Finite-Time Decoupled Convergence in Nonlinear… — Plain-Language Explanation

✨

This is an AI-generated explanation of the paper below. It is not written or endorsed by the authors. For technical accuracy, refer to the original paper. Read full disclaimer

Imagine you are trying to tune a very complex, two-part machine to find the perfect setting. This machine has two dials: a Fast Dial (let's call it "Speedy") and a Slow Dial (let's call it "Steady").

In the world of computer science and machine learning, this is called Two-Time-Scale Stochastic Approximation. You turn both dials at the same time, but Speedy gets a tiny, rapid nudge every second, while Steady gets a gentle, slow push. The goal is to find the exact spot where the machine works perfectly (the "root").

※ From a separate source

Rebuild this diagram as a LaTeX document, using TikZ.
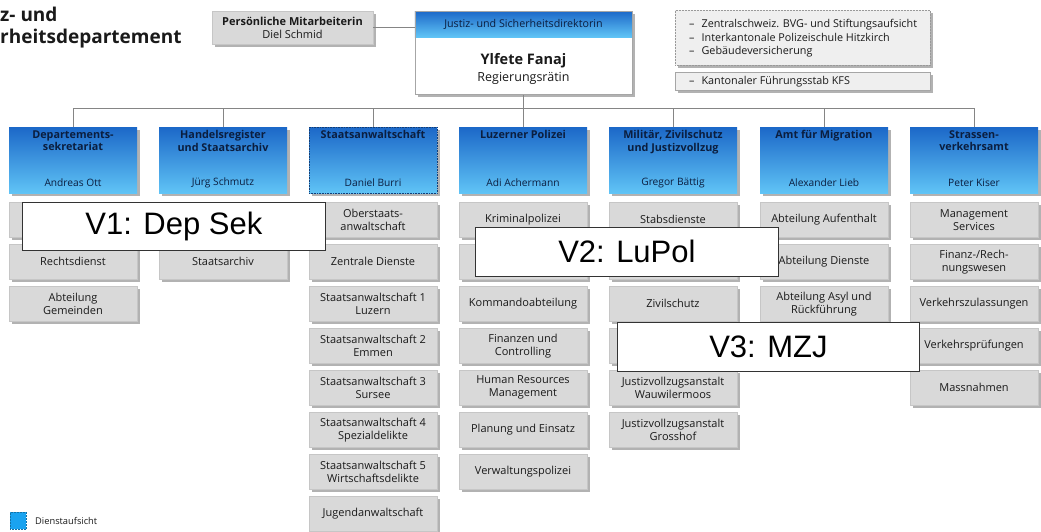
\documentclass[tikz,border=0pt]{standalone}
\usepackage{fontspec}
\setmainfont{Open Sans}
\newfontfamily\arialfont{Liberation Sans}
\usetikzlibrary{shadows}
\definecolor{subgray}{HTML}{D9D9D9}
\definecolor{subedge}{HTML}{C6C6C6}
\definecolor{hdrtop}{HTML}{1C68C8}
\definecolor{hdrbot}{HTML}{60C4F6}
\definecolor{linegray}{HTML}{858585}
\definecolor{txt}{HTML}{1A1A1A}
\definecolor{navy}{HTML}{0B1E3F}
\definecolor{lightbox}{HTML}{EFEFEF}
\definecolor{legblue}{HTML}{1AA3F0}
\tikzset{
 shad/.style={drop shadow={shadow xshift=2.5pt, shadow yshift=-3pt, opacity=0.3, fill=black}},
 subbox/.style={rectangle, anchor=north, minimum width=128pt, minimum height=35pt, inner sep=1pt,
   fill=subgray, draw=subedge, line width=0.4pt, align=center, text=txt,
   font=\fontsize{11}{13}\selectfont, shad},
 hdrbox/.style={rectangle, anchor=north, minimum width=128pt, minimum height=66pt, inner sep=0pt,
   top color=hdrtop, bottom color=hdrbot, shad},
 hdrtitle/.style={anchor=north, align=center, font=\fontsize{10.8}{12.2}\selectfont\bfseries, text=navy, inner sep=0pt},
 hdrname/.style={anchor=center, font=\fontsize{10.2}{12}\selectfont, text=navy, inner sep=0pt},
 conn/.style={draw=linegray, line width=0.8pt},
 vlabel/.style={rectangle, fill=white, draw=black!80, line width=0.8pt, anchor=north west,
   font=\arialfont\fontsize{31}{31}\selectfont, inner sep=0pt, text=black},
}
\begin{document}
\begin{tikzpicture}[x=1pt,y=-1pt]
\useasboundingbox[fill=white] (0,0) rectangle (1041,531);
\coordinate (bus) at (0,108);

% title
\node[anchor=base west, inner sep=0pt, font=\fontsize{19}{22}\selectfont\bfseries, text=txt] (t1) at (0,21) {z- und};
\node[anchor=base west, inner sep=0pt, font=\fontsize{19}{22}\selectfont\bfseries, text=txt] (t2) at (0,43) {rheitsdepartement};

% persoenliche mitarbeiterin
\node[rectangle, minimum width=161pt, minimum height=33pt, inner sep=0pt, fill=subgray, draw=subedge,
  line width=0.4pt, shad, align=center, text=txt, font=\fontsize{11}{13}\selectfont] (pm) at (292.5,27.5)
  {\textbf{Persönliche Mitarbeiterin}\\Diel Schmid};

% director
\node[rectangle, anchor=north, minimum width=217pt, minimum height=83pt, inner sep=0pt, fill=white,
  draw=black!35, line width=0.5pt, shad] (dir) at (523.5,11) {};
\path[top color=hdrtop, bottom color=hdrbot] (dir.north west) rectangle ([yshift=-26pt]dir.north east);
\draw[black!35, line width=0.5pt] (dir.north west) rectangle (dir.south east);
\node[font=\fontsize{10.7}{12}\selectfont, text=navy, inner sep=0pt] (dirh) at (523.5,24) {Justiz- und Sicherheitsdirektorin};
\node[font=\fontsize{14.5}{16}\selectfont\bfseries, text=txt, inner sep=0pt] (dirn) at (523.5,61) {Ylfete Fanaj};
\node[font=\fontsize{12.5}{14}\selectfont, text=txt, inner sep=0pt] (dirr) at (523.5,78) {Regierungsrätin};

\draw[conn] (pm.east) -- (pm.east -| dir.west);

% top right boxes
\node[rectangle, minimum width=255pt, minimum height=55pt, inner sep=0pt, fill=lightbox, draw=black!40,
  densely dotted, line width=0.5pt, shad] (tr1) at (802.5,37.5) {};
\node[anchor=west, inner sep=0pt, align=left, text=txt, font=\fontsize{10.8}{13.5}\selectfont] (tr1t) at (689,38.5)
  {\begin{tabular}{@{}l@{\hspace{7pt}}l@{}}–&Zentralschweiz. BVG- und Stiftungsaufsicht\\–&Interkantonale Polizeischule Hitzkirch\\–&Gebäudeversicherung\end{tabular}};
\node[rectangle, minimum width=255pt, minimum height=18pt, inner sep=0pt, fill=lightbox, draw=black!35,
  line width=0.5pt, shad] (tr2) at (802.5,81) {};
\node[anchor=west, inner sep=0pt, text=txt, font=\fontsize{10.8}{12}\selectfont] (tr2t) at (689,81.5)
  {–\hspace{7pt}Kantonaler Führungsstab KFS};

% department headers
\node[hdrbox] (h0) at (73,127) {};
\node[hdrbox] (h1) at (223,127) {};
\node[hdrbox, draw=hdrtop!60!black, densely dotted, line width=0.6pt] (h2) at (373,127) {};
\node[hdrbox] (h3) at (523,127) {};
\node[hdrbox] (h4) at (673,127) {};
\node[hdrbox] (h5) at (824,127) {};
\node[hdrbox] (h6) at (974,127) {};

\node[hdrtitle] (h0t) at (73,130.5) {Departements-\\sekretariat};
\node[hdrtitle] (h1t) at (223,130.5) {Handelsregister\\und Staatsarchiv};
\node[hdrtitle] (h2t) at (373,130.5) {Staatsanwaltschaft};
\node[hdrtitle] (h3t) at (523,130.5) {Luzerner Polizei};
\node[hdrtitle] (h4t) at (673,130.5) {Militär, Zivilschutz\\und Justizvollzug};
\node[hdrtitle] (h5t) at (824,130.5) {Amt für Migration};
\node[hdrtitle] (h6t) at (974,130.5) {Strassen-\\verkehrsamt};

\node[hdrname] (h0n) at (73,182.5) {Andreas Ott};
\node[hdrname] (h1n) at (223,182.5) {Jürg Schmutz};
\node[hdrname] (h2n) at (373,182.5) {Daniel Burri};
\node[hdrname] (h3n) at (523,182.5) {Adi Achermann};
\node[hdrname] (h4n) at (673,182.5) {Gregor Bättig};
\node[hdrname] (h5n) at (824,182.5) {Alexander Lieb};
\node[hdrname] (h6n) at (974,182.5) {Peter Kiser};

% connectors
\draw[conn] (dir.south) -- (dir.south |- bus);
\draw[conn] (h0.north |- bus) -- (h6.north |- bus);
\foreach \h in {h0,h1,h2,h3,h4,h5,h6} { \draw[conn] (\h.north |- bus) -- (\h.north); }

% column 0
\node[subbox] (s01) at (73,202) {};
\node[subbox] (s02) at (73,244) {Rechtsdienst};
\node[subbox] (s03) at (73,286) {Abteilung\\Gemeinden};
% column 1
\node[subbox] (s11) at (223,202) {};
\node[subbox] (s12) at (223,244) {Staatsarchiv};
% column 2
\node[subbox] (s21) at (373,202) {Oberstaats-\\anwaltschaft};
\node[subbox] (s22) at (373,244) {Zentrale Dienste};
\node[subbox] (s23) at (373,286) {Staatsanwaltschaft 1\\Luzern};
\node[subbox] (s24) at (373,328) {Staatsanwaltschaft 2\\Emmen};
\node[subbox] (s25) at (373,370) {Staatsanwaltschaft 3\\Sursee};
\node[subbox] (s26) at (373,412) {Staatsanwaltschaft 4\\Spezialdelikte};
\node[subbox] (s27) at (373,454) {Staatsanwaltschaft 5\\Wirtschaftsdelikte};
\node[subbox] (s28) at (373,496) {Jugendanwaltschaft};
% column 3
\node[subbox] (s31) at (523,202) {Kriminalpolizei};
\node[subbox] (s32) at (523,244) {};
\node[subbox] (s33) at (523,286) {Kommandoabteilung};
\node[subbox] (s34) at (523,328) {Finanzen und\\Controlling};
\node[subbox] (s35) at (523,370) {Human Resources\\Management};
\node[subbox] (s36) at (523,412) {Planung und Einsatz};
\node[subbox] (s37) at (523,454) {Verwaltungspolizei};
% column 4
\node[subbox] (s41) at (673,202) {Stabsdienste};
\node[subbox] (s42) at (673,244) {};
\node[subbox] (s43) at (673,286) {Zivilschutz};
\node[subbox] (s44) at (673,328) {};
\node[subbox] (s45) at (673,370) {Justizvollzugsanstalt\\Wauwilermoos};
\node[subbox] (s46) at (673,412) {Justizvollzugsanstalt\\Grosshof};
% column 5
\node[subbox] (s51) at (824,202) {Abteilung Aufenthalt};
\node[subbox] (s52) at (824,244) {Abteilung Dienste};
\node[subbox] (s53) at (824,286) {Abteilung Asyl und\\Rückführung};
% column 6
\node[subbox] (s61) at (974,202) {Management\\Services};
\node[subbox] (s62) at (974,244) {Finanz-/Rech-\\nungswesen};
\node[subbox] (s63) at (974,286) {Verkehrszulassungen};
\node[subbox] (s64) at (974,328) {Verkehrsprüfungen};
\node[subbox] (s65) at (974,370) {Massnahmen};

% legend
\node[rectangle, anchor=north west, minimum width=16pt, minimum height=17pt, inner sep=0pt, fill=legblue,
  draw=legblue!70!black, densely dotted, line width=0.5pt] (leg) at (10,512) {};
\node[anchor=west, inner sep=0pt, text=txt, font=\fontsize{9.3}{11}\selectfont] (legt) at (35,521) {Dienstaufsicht};

% overlay labels
\node[vlabel, minimum width=303pt, minimum height=48pt] (v1) at (22,202) {V1: Dep Sek};
\node[vlabel, minimum width=303pt, minimum height=49pt] (v2) at (475,227) {V2: LuPol};
\node[vlabel, minimum width=302pt, minimum height=49pt] (v3) at (617,322) {V3: MZJ};
\end{tikzpicture}
\end{document}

The Big Problem: The "Tangled" Dance

For a long time, mathematicians knew that if the machine's rules were simple and straight (linear), Speedy and Steady could do their jobs independently. Speedy would zoom to its target based on how fast it was nudged, and Steady would find its target based on how fast it was nudged. They didn't really mess with each other's speed. This is called Decoupled Convergence.

But real-world problems are messy. The rules are nonlinear (curvy, bumpy, and unpredictable). In these cases, Speedy and Steady get tangled up. If you nudge Speedy too hard, it might shake Steady so much that Steady can't find its way. If you nudge Steady too slowly, Speedy might get confused.

The big question was: Can we still get them to work independently (decoupled) even when the rules are messy and curvy?

The Paper's Discovery: "Local Linearity" is the Key

The authors of this paper say: Yes, but only if the messiness isn't too messy.

They discovered a secret condition called "Nested Local Linearity."

The Analogy: Imagine you are hiking up a winding mountain path (the nonlinear problem). From far away, the path looks like a chaotic mess of twists and turns. But if you zoom in very close to your feet, the ground looks flat and straight.
The Finding: As long as the path looks "flat and straight" when you zoom in close enough (locally linear), you can tune Speedy and Steady so they don't interfere with each other. Speedy will run fast, and Steady will run slow, and they will both reach their goals at the optimal speed, regardless of how fast the other one is moving.

How They Proved It (The "Four-Step" Recipe)

To prove this, the authors built a sophisticated mathematical framework. Think of it like a chef creating a new recipe to handle a tricky ingredient:

The Rough Draft: First, they looked at the machine without assuming the path was flat. They got a rough idea of how fast it moved, but the math was messy.
The "Cross-Talk" Detector: They realized Speedy and Steady were "talking" to each other through a hidden channel (a matrix cross-term). They had to measure exactly how much Speedy was shaking Steady.
The "Fourth-Dimension" Check: To handle the bumps and curves, they had to look at the problem in higher dimensions (using "fourth-order moments"). Imagine looking at a 3D object; you need to look at its shadow from four different angles to understand its true shape. This helped them control the errors caused by the curvy paths.
The Final Assembly: They combined all these pieces to show that if you pick the right "nudge sizes" (step sizes), the errors cancel out, and the two dials finally dance independently.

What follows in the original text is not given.